The informational dimension of society constitutes a great axis of political-economic activity, conflict, and transformation. The Information Observatory (IO) proposes to document and clarify this profound, open-ended process.   We will do so not by recycling the latest report of a new operating system or app, but by identifying the structural forces that underpin change.  We will pose searching questions, present benchmark indicators, explicate long-term trends, and underline turning-points.  Our endeavor is radical, international, and historical.

Radical:  Only by situating information systems and services in reference to the political economy is it possible to make sense of today’s reality.  Exploitation and power imbalances, conflict, and crisis are vital features of digital capitalism – alongside efforts to resist and reorganize this dominative system.

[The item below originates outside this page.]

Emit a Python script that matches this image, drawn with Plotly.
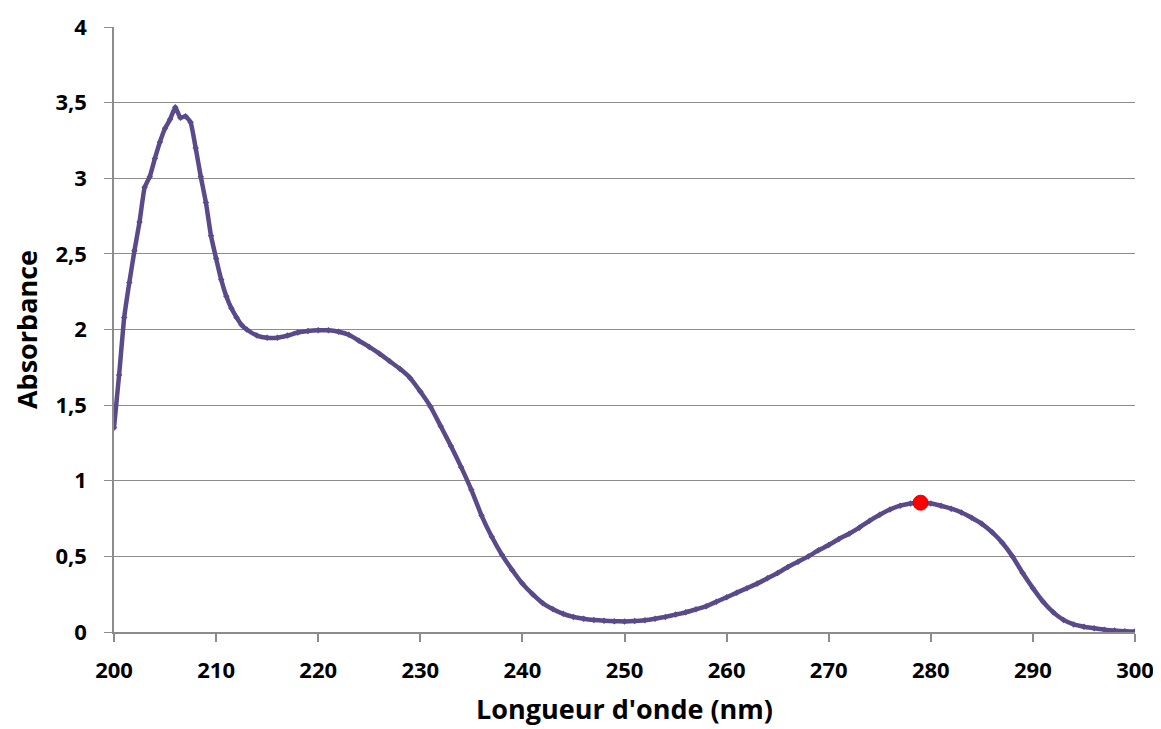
import plotly.graph_objects as go

# wavelength (nm) and absorbance
wavelength = [200, 200.5, 201, 201.5, 202, 202.5, 203, 203.5, 204, 204.5, 205, 205.5,
              206, 206.5, 207, 207.5, 208, 208.5, 209, 209.5, 210, 210.5, 211, 211.5,
              212, 212.5, 213, 214, 215, 216, 217, 218, 219, 220, 221, 222, 223, 224,
              225, 226, 227, 228, 229, 230, 231, 232, 233, 234, 235, 236, 237, 238, 239,
              240, 241, 242, 243, 244, 245, 246, 247, 248, 249, 250, 251, 252, 253, 254,
              255, 256, 257, 258, 259, 260, 261, 262, 263, 264, 265, 266, 267, 268, 269,
              270, 271, 272, 273, 274, 275, 276, 277, 278, 279, 280, 281, 282, 283, 284,
              285, 286, 287, 288, 289, 290, 291, 292, 293, 294, 295, 296, 297, 298, 299, 300]
absorbance = [1.35, 1.70, 2.08, 2.31, 2.52, 2.71, 2.94, 3.01, 3.13, 3.24, 3.33, 3.39,
              3.47, 3.40, 3.41, 3.37, 3.20, 3.01, 2.84, 2.62, 2.47, 2.33, 2.22, 2.14,
              2.08, 2.03, 2.00, 1.96, 1.945, 1.945, 1.96, 1.98, 1.99, 1.995, 1.995, 1.985, 1.965, 1.925,
              1.885, 1.84, 1.79, 1.74, 1.68, 1.59, 1.49, 1.36, 1.23, 1.09, 0.94, 0.77, 0.63, 0.51, 0.41,
              0.32, 0.25, 0.19, 0.15, 0.12, 0.10, 0.088, 0.08, 0.075, 0.071, 0.07, 0.072, 0.078, 0.088, 0.10,
              0.115, 0.13, 0.15, 0.17, 0.20, 0.23, 0.26, 0.29, 0.32, 0.355, 0.39, 0.43, 0.465, 0.50, 0.54,
              0.575, 0.615, 0.65, 0.69, 0.735, 0.775, 0.81, 0.835, 0.85, 0.855, 0.85, 0.835, 0.815, 0.79, 0.755,
              0.715, 0.66, 0.59, 0.50, 0.39, 0.29, 0.20, 0.13, 0.08, 0.05, 0.035, 0.025, 0.015, 0.01, 0.005, 0.003]

# highlighted maximum of the second band
peak_x = [279]
peak_y = [0.855]

line_color = "#5a4a8a"
grid_color = "#8c8c8c"
font_family = "'Open Sans', Lato, sans-serif"

fig = go.Figure()

fig.add_trace(go.Scatter(
    x=wavelength, y=absorbance,
    mode="lines+markers",
    line=dict(color=line_color, width=4.5, shape="spline", smoothing=0.4),
    marker=dict(color=line_color, size=5, symbol="diamond"),
    showlegend=False
))

fig.add_trace(go.Scatter(
    x=peak_x, y=peak_y,
    mode="markers",
    marker=dict(color="#ff0000", size=15, line=dict(color="#e00000", width=1)),
    showlegend=False
))

# the page body adds an 8 px offset, so margins are shifted to keep the plot area in place
fig.update_layout(
    width=1161, height=729,
    margin=dict(l=106, r=34, t=19, b=105),
    plot_bgcolor="white", paper_bgcolor="white",
    separators=", ",
    font=dict(family=font_family, color="black"),
)

fig.update_xaxes(
    range=[200, 300], dtick=10, tick0=200,
    showgrid=False, zeroline=False,
    showline=True, linecolor=grid_color, linewidth=1.5,
    ticks="outside", ticklen=8, tickcolor=grid_color, tickwidth=1.5,
    tickfont=dict(size=22, family=font_family, weight="bold"),
    ticklabelstandoff=10,
    automargin=False,
    title=dict(text="<b>Longueur d'onde (nm)</b>", font=dict(size=27), standoff=17),
)

fig.update_yaxes(
    range=[0, 4], dtick=0.5,
    showgrid=True, gridcolor=grid_color, gridwidth=1,
    zeroline=False,
    showline=True, linecolor=grid_color, linewidth=1.5,
    ticks="outside", ticklen=8, tickcolor=grid_color, tickwidth=1,
    tickfont=dict(size=22, family=font_family, weight="bold"),
    ticklabelstandoff=13,
    automargin=False,
    title=dict(text="<b>Absorbance</b>", font=dict(size=27), standoff=14),
)

fig.write_html("out.html")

International:  Ruled for many decades by the United States, information today is increasingly riven by inter-capitalist competition and interstate conflict.  Who will define and appropriate high-profit industries and nodes of growth, and on what terms?  What portions of the information system persist outside the range of commodity relations?  The profit strategies of Silicon Valley and the policies of Washington need to be studied in light of conditions in and responses by other countries and other peoples.

Historical:  Our conception of information engages heterogeneous forms and practices:  It may include everything from Web applications to telecommunications networks, from government information to bioinformatics, from libraries to corporate communications and from corporate profit-strategies to anti-commodification campaigns and vernacular culture. Across this broad range, historical analysis enables us to look for commonalities  and distinctions.